Palmyra, 1999, long before the ravages of IS
The next decade was fruitful in terms of travel, much of it on bicycles.  I spent the winter of 1998-9 on a long swing through Morocco, Tunisia, Egypt, Israel, Jordan, Syria and Lebanon, then headed to Chile to teach English.  The Chilean gig didn't pay much and the English school folded, but I had a lot of fun, learned Spanish, skied a lot and then headed back to Japan to earn some money.  I returned to South America for several months of travel, including climbing Aconcagua with the XTreme Dorks, then went back to Japan to refill my coffers.

Family hiking trip to Macchu Pichu, 1999

Bolivia, 2000 with the Xtreme Dorks
With my sisters in Kathmandu, 2001
Nepal, 2001
Silk Road ride start, Xian, 2002
2001 was spent travelling with my girlfriend Joanne, cycling through Southeast Asia.  Eventually Joanne decided that cycling wasn't her thing and I carried on alone across Tibet.  2002 was supposed to be the year I cycled the Silk Road, but I was felled by rheumatic fever in Urumqi, China and had to abandon the plan 
for the time being.

Cross-country skiing, Thunder Bay, 2004

2004, Pamir Highway, Tajikistan
Another reunion with my sisters, Ladakh 2005
Two rather disappointing years followed, one rebuilding my health and strength in Canada and my bank account in Japan, and one spent slogging through a Bachelor of Education degree in Thunder Bay, as I had had my fill of English teaching and needed to engage my brain a bit more.  In 2004 I rode the central third of the Silk Road, from Urumqi to Tehran, and then went to Egypt on my first teaching gig, but lasted only 4 months as the students were too much to handle and I did more zoo-keeping than teaching.  I went back to Japan, my regular financial fallback position, one last time, after being caught up with Joanne in the great Boxing Day tsunami in December 2004.  I spent a year in Japan, with the summer being set aside for a Himalayan cycling trip in India with my sisters, then rode through Vietnam in the summer of 2006.
Mongolia, 2007
Nepal with my mother, 2007
The next three years were spent teaching at Yangon International School in Burma with Joanne.  It was a wonderful time to be there, and I finally got to enjoy the long holidays of the teaching lifestyle, with summers spent cycling in Mongolia and backpacking around Europe, and shorter breaks in the Himalayas, skiing in Japan and diving all over Southeast Asia.  I played tennis most days of the week, playing better than I ever had in my 20s. I welcomed in my 40s at a huge party organized expertly by Joanne at our palatial apartment in Yangon, glad to be where I was.

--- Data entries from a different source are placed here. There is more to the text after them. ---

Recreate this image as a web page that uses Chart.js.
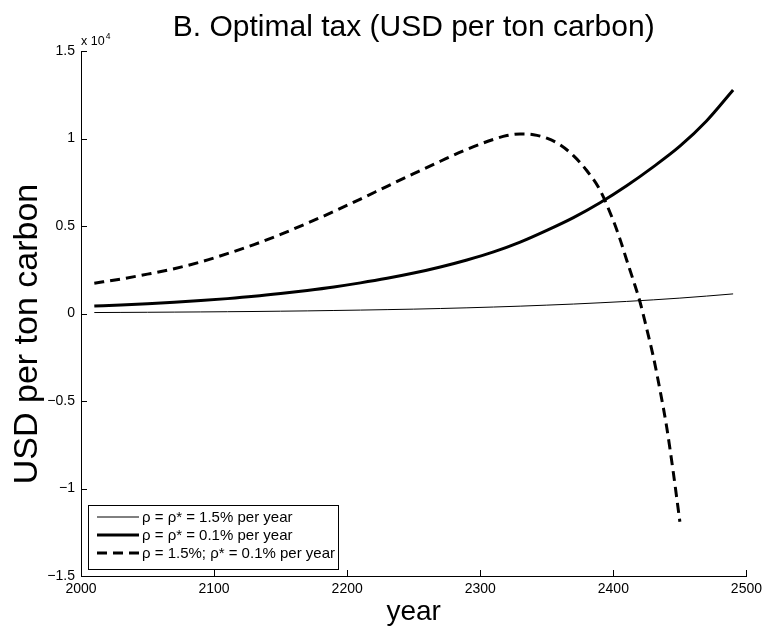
<!DOCTYPE html>
<html>
<head>
<meta charset="utf-8">
<script src="https://cdn.jsdelivr.net/npm/chart.js@4/dist/chart.umd.min.js"></script>
<style>
  html, body { margin: 0; padding: 0; background: #fff; }
  #wrap { width: 767px; height: 631px; }
</style>
</head>
<body>
<div id="wrap"><canvas id="c" width="767" height="631"></canvas></div>
<script>
// Years and optimal carbon tax paths (USD per ton carbon)
const yearsLong = [2010, 2030, 2050, 2070, 2090, 2110, 2130, 2150, 2170, 2190, 2210, 2230, 2250,
                   2270, 2290, 2310, 2330, 2350, 2370, 2390, 2410, 2430, 2450, 2470, 2490];
const taxHighRate = [55, 62, 70, 80, 90, 102, 115, 132, 150, 172, 195, 222, 250,
                     285, 325, 370, 420, 478, 540, 612, 690, 780, 880, 995, 1120];
const taxLowRate = [430, 490, 560, 640, 740, 850, 980, 1140, 1320, 1520, 1750, 2010, 2310,
                    2660, 3060, 3520, 4080, 4750, 5480, 6330, 7300, 8380, 9560, 11000, 12770];
const yearsMixed = [2010, 2030, 2050, 2070, 2090, 2110, 2130, 2150, 2170, 2190, 2210, 2230, 2250,
                    2270, 2290, 2310, 2320, 2330, 2340, 2350, 2360, 2370, 2380, 2390, 2400, 2405,
                    2410, 2415, 2420, 2425, 2430, 2435, 2440, 2445, 2450];
const taxMixed = [1730, 1970, 2250, 2560, 2950, 3420, 3940, 4520, 5160, 5830, 6540, 7270, 7990,
                  8700, 9380, 9950, 10170, 10260, 10220, 10020, 9640, 9020, 8170, 7050, 5300, 4250,
                  3060, 1900, 670, -850, -2450, -4350, -6450, -9050, -11900];

const seriesLabels = ['ρ = ρ* = 1.5% per year', 'ρ = ρ* = 0.1% per year', 'ρ = 1.5%; ρ* = 0.1% per year'];
const xTicks = [2000, 2100, 2200, 2300, 2400, 2500];
const yTicks = [-15000, -10000, -5000, 0, 5000, 10000, 15000];
const titleText = 'B. Optimal tax (USD per ton carbon)';
const yTitleText = 'USD per ton carbon';

const toPoints = (xs, ys) => xs.map((x, i) => ({ x: x, y: ys[i] }));
const FONT = '"Liberation Sans", Arial, Helvetica, sans-serif';

// Title, rotated y label, inward tick marks, exponent note and boxed legend
const decorations = {
  id: 'decorations',
  afterDraw(chart) {
    const ctx = chart.ctx;
    const xs = chart.scales.x, ys = chart.scales.y;
    const area = chart.chartArea;
    const L = 6;
    ctx.save();

    // title centred over the plot area
    ctx.fillStyle = '#000';
    ctx.font = '30px ' + FONT;
    ctx.textAlign = 'center';
    ctx.textBaseline = 'middle';
    ctx.fillText(titleText, (area.left + area.right) / 2, 28);

    // y axis label
    ctx.save();
    ctx.translate(28, 334);
    ctx.rotate(-Math.PI / 2);
    ctx.font = '34px ' + FONT;
    ctx.fillText(yTitleText, 0, 0);
    ctx.restore();

    ctx.strokeStyle = '#000';
    ctx.lineWidth = 1;
    ctx.beginPath();
    xTicks.forEach(v => {
      const px = Math.round(xs.getPixelForValue(v)) + 0.5;
      ctx.moveTo(px, area.bottom);
      ctx.lineTo(px, area.bottom - L);
    });
    yTicks.forEach(v => {
      const py = Math.round(ys.getPixelForValue(v)) + 0.5;
      ctx.moveTo(area.left, py);
      ctx.lineTo(area.left + L, py);
    });
    ctx.stroke();

    // exponent of the y axis
    ctx.textBaseline = 'alphabetic';
    ctx.textAlign = 'left';
    ctx.font = '12.5px ' + FONT;
    ctx.fillText('x 10', area.left, area.top - 6);
    const w = ctx.measureText('x 10').width;
    ctx.font = '8.5px ' + FONT;
    ctx.fillText('4', area.left + w + 1, area.top - 12);

    // legend box
    const bx = 88.5, by = 505.5, bw = 250, bh = 64;
    ctx.fillStyle = '#fff';
    ctx.fillRect(bx, by, bw, bh);
    ctx.strokeStyle = '#000';
    ctx.lineWidth = 1;
    ctx.strokeRect(bx, by, bw, bh);
    ctx.font = '15px ' + FONT;
    ctx.textBaseline = 'middle';
    chart.data.datasets.forEach((ds, i) => {
      const yy = 517 + i * 18;
      ctx.save();
      ctx.strokeStyle = ds.borderColor;
      ctx.lineWidth = ds.borderWidth;
      ctx.setLineDash(ds.borderDash || []);
      ctx.beginPath();
      ctx.moveTo(97, yy);
      ctx.lineTo(139, yy);
      ctx.stroke();
      ctx.restore();
      ctx.fillStyle = '#000';
      ctx.fillText(ds.label, 142, yy + 1);
    });
    ctx.restore();
  }
};

new Chart(document.getElementById('c'), {
  type: 'line',
  data: {
    datasets: [
      { label: seriesLabels[0], data: toPoints(yearsLong, taxHighRate),
        borderColor: '#000', borderWidth: 1, pointRadius: 0, cubicInterpolationMode: 'monotone' },
      { label: seriesLabels[1], data: toPoints(yearsLong, taxLowRate),
        borderColor: '#000', borderWidth: 3, pointRadius: 0, cubicInterpolationMode: 'monotone' },
      { label: seriesLabels[2], data: toPoints(yearsMixed, taxMixed),
        borderColor: '#000', borderWidth: 3, borderDash: [10, 6], pointRadius: 0,
        cubicInterpolationMode: 'monotone' }
    ]
  },
  options: {
    responsive: false,
    animation: false,
    events: [],
    layout: { padding: { left: 0, right: 19, top: 51, bottom: 0 } },
    plugins: {
      legend: { display: false },
      tooltip: { enabled: false },
      title: { display: false }
    },
    scales: {
      x: {
        type: 'linear',
        min: 2000, max: 2500,
        afterBuildTicks: s => { s.ticks = xTicks.map(v => ({ value: v })); },
        afterFit: s => { s.height = 55; },
        grid: { display: false, drawTicks: false },
        border: { display: true, color: '#000', width: 1 },
        ticks: { color: '#000', padding: 5, maxRotation: 0, font: { family: FONT, size: 14 },
                 callback: v => String(v) },
        title: { display: true, text: 'year', color: '#000', padding: { top: 0, bottom: 2 },
                 font: { family: FONT, size: 28 } }
      },
      y: {
        type: 'linear',
        min: -15000, max: 15000,
        afterBuildTicks: s => { s.ticks = yTicks.map(v => ({ value: v })); },
        afterFit: s => { s.width = 81; },
        grid: { display: false, drawTicks: false },
        border: { display: true, color: '#000', width: 1 },
        ticks: { color: '#000', padding: 6,
                 font: { family: FONT, size: 14 },
                 callback: v => (v / 10000).toString().replace('-', '\u2212') },
        title: { display: false }
      }
    }
  },
  plugins: [decorations]
});
</script>
</body>
</html>
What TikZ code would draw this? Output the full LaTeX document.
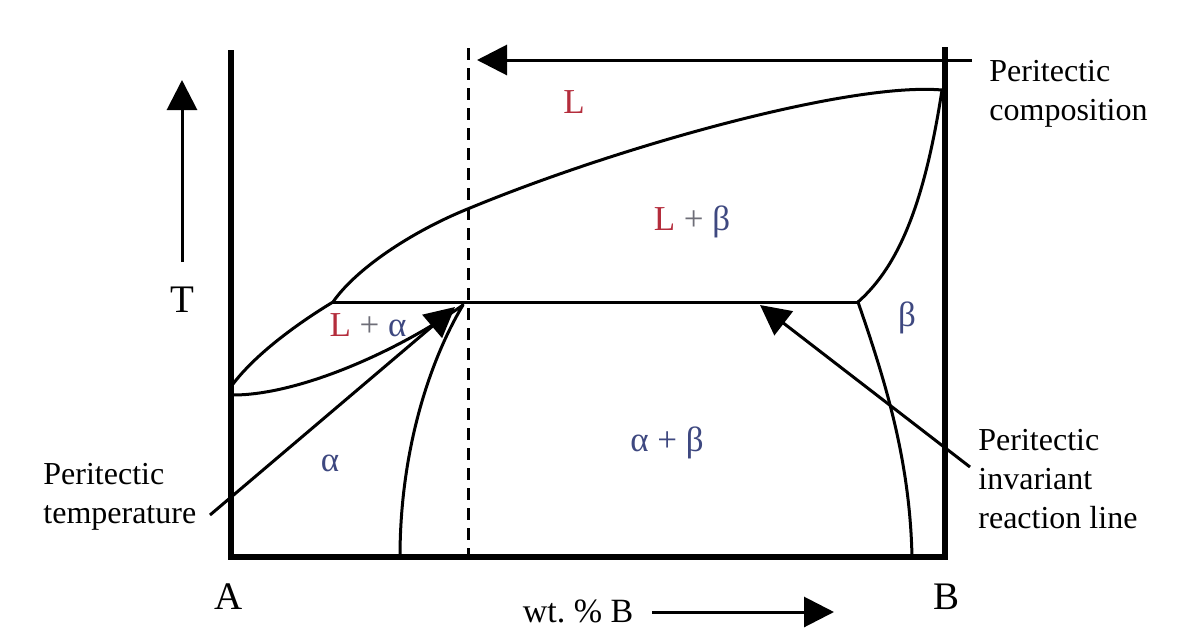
\documentclass[tikz,border=0pt]{standalone}
\usepackage{fontspec}
\setmainfont{Liberation Serif}
\usetikzlibrary{arrows.meta}
\definecolor{phred}{RGB}{180,45,60}
\definecolor{phblue}{RGB}{62,72,128}
\definecolor{phgrey}{RGB}{110,110,120}
\begin{document}
\begin{tikzpicture}[x=0.5pt,y=-0.5pt,
  axisline/.style={line width=3pt,line join=miter,line cap=butt},
  curve/.style={line width=1.5pt,line cap=round,line join=round},
  pointer/.style={line width=1.5pt,-{Triangle[length=15pt,width=15pt]}},
  note/.style={font=\fontsize{16}{19.5}\selectfont,align=left,inner sep=0pt},
  phase/.style={font=\fontsize{17.5}{20}\selectfont,inner sep=0pt},
  letter/.style={font=\fontsize{19.5}{22}\selectfont,inner sep=0pt}]
\useasboundingbox (0,0) rectangle (1196,628);
% key points
\coordinate (Aax) at (231,50);
\coordinate (Acorner) at (231,557);
\coordinate (Bcorner) at (945,557);
\coordinate (Bax) at (945,47);
\coordinate (Amelt) at (233,384);
\coordinate (Asol) at (233,395);
\coordinate (Pleft) at (333,302);
\coordinate (Pmid) at (470,208);
\coordinate (Palpha) at (463,305);
\coordinate (Pbeta) at (858,302);
\coordinate (Ptop) at (942,90);
\coordinate (Afoot) at (400,557);
\coordinate (Bfoot) at (912,557);
% axes
\draw[axisline] (Aax) -- (Acorner) -- (Bcorner) -- (Bax);
% dashed composition line
\coordinate (Dtop) at (468,48);
\coordinate (Dbot) at (468,557);
\draw[line width=1.5pt,dash pattern=on 6pt off 4pt] (Dtop) -- (Dbot);
% top arrow
\coordinate (Tarrs) at (972,60);
\coordinate (Tarre) at (477,60);
\draw[pointer] (Tarrs) -- (Tarre);
% liquidus
\draw[curve] (Amelt) .. controls (255,355) and (295,325) .. (Pleft)
  .. controls (355,270) and (410,232) .. (Pmid)
  .. controls (620,146) and (850,82) .. (Ptop);
% solidus alpha
\draw[curve] (Asol) .. controls (300,395) and (400,350) .. (Palpha);
% solvus alpha
\draw[curve] (Palpha) .. controls (430,360) and (400,450) .. (Afoot);
% beta solidus
\draw[curve] (Ptop) .. controls (925,200) and (900,265) .. (Pbeta);
% beta solvus
\draw[curve] (Pbeta) .. controls (885,380) and (910,460) .. (Bfoot);
% peritectic line
\draw[curve] (Pleft) -- (Pbeta);
% T arrow
\coordinate (TAb) at (182,262);
\coordinate (TAt) at (182,80);
\draw[pointer] (TAb) -- (TAt);
% wt arrow
\coordinate (WAs) at (652,612);
\coordinate (WAe) at (834,612);
\draw[pointer] (WAs) -- (WAe);
% callouts
\coordinate (PTs) at (210,515);
\coordinate (PTe) at (455,307);
\draw[pointer] (PTs) -- (PTe);
\coordinate (PRs) at (970,467);
\coordinate (PRe) at (760,305);
\draw[pointer] (PRs) -- (PRe);
% texts
\node[note,anchor=west] (comp) at (989,94) {Peritectic\\composition};
\node[note,anchor=west] (react) at (978,479) {Peritectic\\invariant\\reaction line};
\node[note,anchor=west] (ptemp) at (43,497) {Peritectic\\temperature};
\node[phase,text=phred] (Lab) at (574,102) {L};
\node[phase] (LB) at (692,222) {\textcolor{phred}{L} \textcolor{phgrey}{+} \textcolor{phblue}{β}};
\node[phase] (LA) at (368,325) {\textcolor{phred}{L} \textcolor{phgrey}{+} \textcolor{phblue}{α}};
\node[phase,text=phblue] (Bet) at (907,318) {β};
\node[phase,text=phblue] (Alp) at (330,463) {α};
\node[phase,text=phblue] (AB) at (667,443) {α + β};
\node[letter] (Tl) at (182,300) {T};
\node[letter] (Al) at (229,597) {A};
\node[letter] (Bl) at (947,597) {B};
\node[note,font=\fontsize{17}{20}\selectfont] (wt) at (578,611) {wt.~\% B};
\end{tikzpicture}
\end{document}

40-50:  More Travel, and Five Years in the Alps

Made it!  End of the Silk Road ride, Ayas, Turkey, 2009
The last decade started with my last year in Yangon, and then a year of travel.  I finished my Silk Road ride on Halloween 2009 in Turkey, then rode through the chilly Balkans, toured around Italy, Libya and Malta with Joanne, then flew to Ethiopia for some challenging cycling there.  I got back to Canada to find a job offer waiting for me at a school in Leysin, Switzerland at a school that my mother had taught at years before.
Ethiopian highlands, 2010
Terri in Ladakh, 2012
Latvia, 2011
My five years in Leysin were wonderful from the point of view of lifestyle and travel, although teaching at a boarding school eventually proved too intense for me as I burned out, had a nervous breakdown and was off work for 2 months and on reduced hours for another 5.  The rest of the time, though, I skied, ski-toured, hiked, cycled, played tennis and travelled compulsively.  2011 saw me cycling from Tbilisi to Tallinn, 2012 saw Terri (my partner since arriving in Leysin) and I hiking across Ladakh, then my heading to Kyrgyzstan to try to climb some high mountains (Peak Lenin and Muztagh Ata), an experience that made me conclude that mountaineering was not my thing.  2013 was a year for Togo, Benin and Iceland, while 2014 saw me exploring Indonesia, the Solomon Islands, East Timor and Papua New Guinea.

South Georgia, 2015
Wild camping out of Stanley, Botswana, 2016
The past three years, after leaving my job in Leysin in 2015, have been a whirlwind of "pretirement" for Terri and me:  hiking in Europe, a cruise to the Falklands, South Georgia and Antarctica, cycling in South America, a year spent driving around southern Africa in our beloved camper Stanley, and another year spent diving and writing a book on the northeastern corner of Bali, after the death of my father at age 85 in Thunder Bay.  Another spin around Namibia with Stanley, after a tour around New Zealand, and it was time to return to work, this time in Tbilisi, Georgia.  

49th birthday, Bali, 2017

I have to say that I feel relatively youthful at 50, although the onrushing sickle of the Grim Reaper does whistle in my ears occasionally.  My hair is noticeably greyer now, as is my beard, and my physical recovery time from strenuous exercise is enormously longer than it was in my 20s.  I tire more easily, and my memory isn't as razor-sharp as it once was.  But I can still cycle long days, hike over mountain passes and ski tour, so I'm not ready for my rocking chair just yet.  I hope to get another 20 years of active travel in before my body gets too old for this sort of thing, and to get some travel books published.  I'm not sure I'll see out my second half-century, but I am certain that I will have fun trying!